My thoughts today are about “how God works.”

There is a risk and reward for every reward and risk. It is important to know what those are before beginning a new venture. Every endeavor has a cost connected to it. When you make your plans, you must consider those costs, making sufficient provision for the ones known and allowing extra margin for those possibly unforeseen.

Jesus illustrated this reality with the sound business practice of a builder, “No man builds without counting the cost . . to see if he has enough to complete it.” Luke 14:28. That is just old-fashioned common sense. Anything else would be foolish or irresponsible. There is little point in beginning a project without prior thought and sufficient preparation for adequate resources.

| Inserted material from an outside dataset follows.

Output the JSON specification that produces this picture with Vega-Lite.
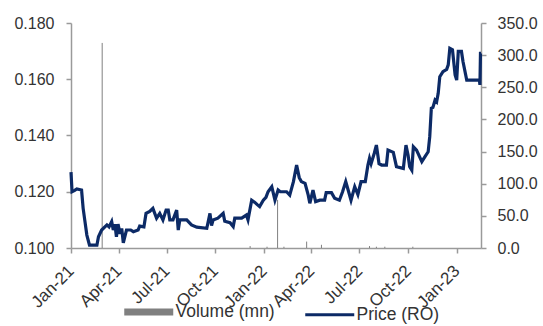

Life and lives are littered with ideas ambitiously initiated but never accomplished. Those become a growing weight of incompletion that dampens enthusiasm and weakens confidence. Unfinished tasks can become habitual, producing an unsuccessful and unsatisfying lifestyle. Don’t let that be how you work.

Now, let’s consider how God works in your life. He has a divine and eternal plan specifically “to give you a future and a hope.” Jeremiah 27:11 NLT. I think God would responsibly follow His own advice to count the cost and complete the task, don’t you? Paul wrote, “Being confident of this, that He who began a good work in you will carry it on to completion until the day of Jesus Christ.” Philippians 1:6 NIV. At Creation, God saw all He had done and said, “It is good.” And He rested! On the cross, Jesus triumphantly declared, “it is finished;” God had counted the cost and completed the work of your salvation. Still today, that’s how God works!

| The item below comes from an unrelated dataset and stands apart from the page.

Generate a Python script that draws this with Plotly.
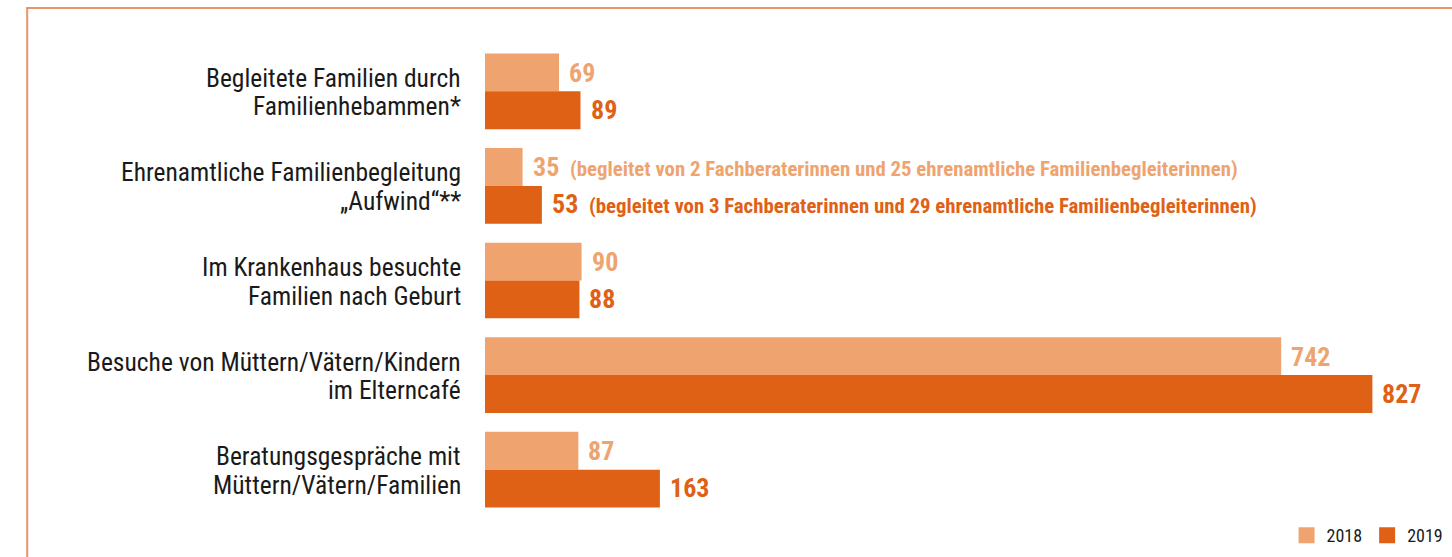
import plotly.graph_objects as go

categories = [
    "Begleitete Familien durch<br>Familienhebammen*",
    "Ehrenamtliche Familienbegleitung<br>„Aufwind“**",
    "Im Krankenhaus besuchte<br>Familien nach Geburt",
    "Besuche von Müttern/Vätern/Kindern<br>im Elterncafé",
    "Beratungsgespräche mit<br>Müttern/Vätern/Familien",
]
values_2018 = [69, 35, 90, 742, 87]
values_2019 = [89, 53, 88, 827, 163]
notes_2018 = ["", "(begleitet von 2 Fachberaterinnen und 25 ehrenamtliche Familienbegleiterinnen)", "", "", ""]
notes_2019 = ["", "(begleitet von 3 Fachberaterinnen und 29 ehrenamtliche Familienbegleiterinnen)", "", "", ""]
series_names = ["2018", "2019"]

C18 = "#EFA46F"
C19 = "#DF6116"
FRAME = "#E8956A"
FONT = "Roboto Condensed, Liberation Sans Narrow, Roboto, sans-serif"

W, H = 1452, 557
XMAX = 890
SCALE = 1.0735
ML = 485
MT = 44.4
MB = H - 516.6
PW = XMAX * SCALE
MR = W - ML - PW
PH = H - MT - MB

fig = go.Figure()
for name, vals, col in [(series_names[0], values_2018, C18), (series_names[1], values_2019, C19)]:
    fig.add_trace(go.Bar(
        y=categories, x=vals, name=name, orientation="h",
        marker=dict(color=col, line=dict(width=0)),
        hoverinfo="x+y", showlegend=False,
    ))
# legend entries (square swatches)
for name, col in [(series_names[0], C18), (series_names[1], C19)]:
    fig.add_trace(go.Scatter(
        x=[None], y=[None], mode="markers", name=name,
        marker=dict(symbol="square", size=16, color=col),
    ))

ann = []
# category labels (two lines)
for cat in categories:
    l1, l2 = cat.split("<br>")
    for txt, ys in [(l1, 13.5), (l2, -15)]:
        ann.append(dict(x=0, y=cat, xref="x", yref="y", text=txt, showarrow=False,
                        xanchor="right", yanchor="middle", xshift=-22, yshift=ys,
                        font=dict(family=FONT, size=25.5, color="#1a1a1a")))
# value labels
for vals, notes, col, ys in [(values_2018, notes_2018, C18, 18.5), (values_2019, notes_2019, C19, -18.5)]:
    for cat, v, n in zip(categories, vals, notes):
        txt = f"<b>{v}</b>"
        if n:
            txt += f"\u00a0<span style='font-size:20.8px'>\u00a0<b>{n}</b></span>"
        ann.append(dict(x=v, y=cat, xref="x", yref="y", text=txt, showarrow=False,
                        xanchor="left", yanchor="middle", xshift=8, yshift=ys,
                        font=dict(family=FONT, size=26, color=col)))


def px_x(p):
    return (p - ML) / PW


def px_y(p):
    return (H - MB - p) / PH


shapes = [
    dict(type="line", xref="paper", yref="paper", x0=px_x(26), x1=px_x(1460), y0=px_y(8.5), y1=px_y(8.5),
         line=dict(color=FRAME, width=2)),
    dict(type="line", xref="paper", yref="paper", x0=px_x(27), x1=px_x(27), y0=px_y(8), y1=px_y(570),
         line=dict(color=FRAME, width=2)),
]

fig.update_layout(
    width=W, height=H,
    margin=dict(l=ML, r=MR, t=MT, b=MB, pad=0, autoexpand=False),
    paper_bgcolor="white", plot_bgcolor="white",
    barmode="group", bargap=0.2, bargroupgap=0,
    font=dict(family=FONT, color="#1a1a1a"),
    xaxis=dict(range=[0, XMAX], visible=False, fixedrange=True),
    yaxis=dict(autorange="reversed", showticklabels=False, showgrid=False, zeroline=False,
               showline=False, ticks="", fixedrange=True),
    legend=dict(orientation="h", x=px_x(1449), xanchor="right", y=px_y(535), yanchor="middle",
                font=dict(family=FONT, size=18, color="#1a1a1a"), bgcolor="rgba(0,0,0,0)",
                itemwidth=30, traceorder="normal", itemsizing="trace"),
    annotations=ann,
    shapes=shapes,
    showlegend=True,
)

fig.write_html("out.html", config={"displayModeBar": False},
               post_script="document.body.style.margin='0';document.body.style.overflow='hidden';")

When things are not going well for you as you naively thought they always would, and following Jesus is not as easy for you right now as when you first began, don’t indulge doubt or entertain second thoughts. The work of God in your life has not been abandoned; His plans have not been revised; His will and intentions have not changed.

Due to the accidental death of my father, Gayle and I abruptly found ourselves pastoring in Granite City, Illinois – 21 years old, married one month, and having finished just three years of Bible College. Oh, did I say I was pastoring the church in which I had grown up, the same church my Dad had pastored since I was six years old? To say I felt under qualified would be a gross understatement.

In my early struggles to cope, both with the tragic event in our family as well as caring for the church, God illuminated a liberating Scripture to my heart that changed everything I felt and feared, “God, who calls you, is faithful: He will do this.” 1 Thessalonians 5:24 NLT. It was liberating to stop feeling like “I had to do this for God,” and find instead that God was faithful to do this through me. The issue was never about my ability; it would always be about God’s faithfulness. Forty-eight years later, that is still true for me, and can be true for you.

Prayers not yet answered? Questions not yet resolved? Dreams not yet fulfilled? Needs not yet provided? Family not yet saved? Marriage not yet healed? God is not yet finished! God is still at work, in you and for you. “(God declares) the end from the beginning, and from ancient times things that are not yet done, saying, ‘My counsel will stand, and I will do all My pleasure.’” Isaiah 46:10 NKJV. See 1 John 3:1-3 NKJV.

My prayer for you today is that you will rely on God to do what He alone can do.